By a similar argument, we can regard a field $k$ as an algebra over itself, with the underlying vector space being that obtained by viewing $k$ as a vector space, and the bilinear product being the product obtained by making the identification $$ [a]\times [b] = [a\cdot b]. $$ In this case, the algebra obtained is the algebra of $1\times 1$ matrices over $k$. Hence there is a faithful function identifying any field with an algebra of $1\times 1$ matrices. Again, this gives us a way of identifying scalars with matrices, so (again) we may meaningfully assert that scalars can be identified with matrices. In contrast to the previous example, we really don't lose anything in the translation. Even more surprising, the bilinear product ends up being a commutative operation, which is a neat property for an algebra to have.
It is worth observing that, in this setting, $[a]$ is not "the scalar $a$ in some kind of container." The notation $[a]$ denotes a $1\times 1$ matrix with entry $a$. The brackets denote a great deal of structure–more than is implied by the simple statement "a scalar in a container."

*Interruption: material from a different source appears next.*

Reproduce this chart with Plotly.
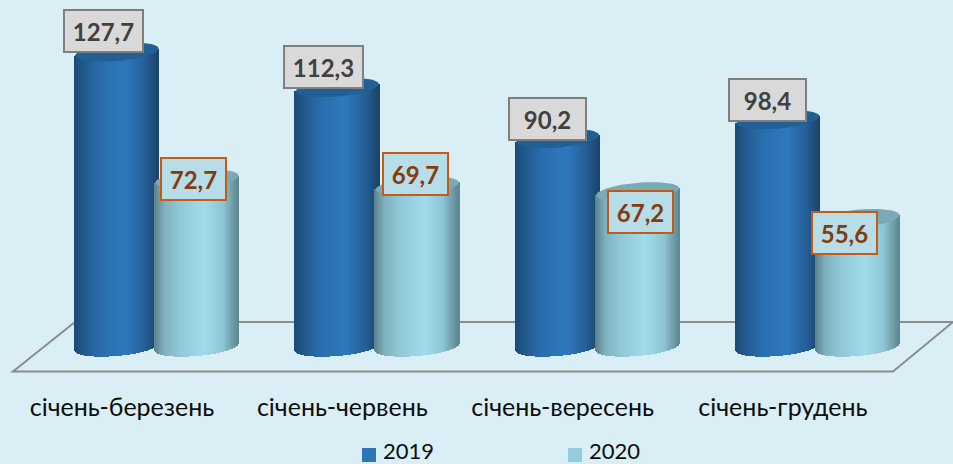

Long Answer Short: A $1\times 1$ matrix is not a scalar–it is an element of a matrix algebra. However, there is sometimes a meaningful way of treating a $1\times 1$ matrix as though it were a scalar, hence in many contexts it is useful to treat such matrices as being "functionally equivalent" to scalars. It might be a little sloppy to do so, but a little bit of sloppiness is forgivable if it introduces no confusion or ambiguity, and if it aids brevity or clarity of exposition.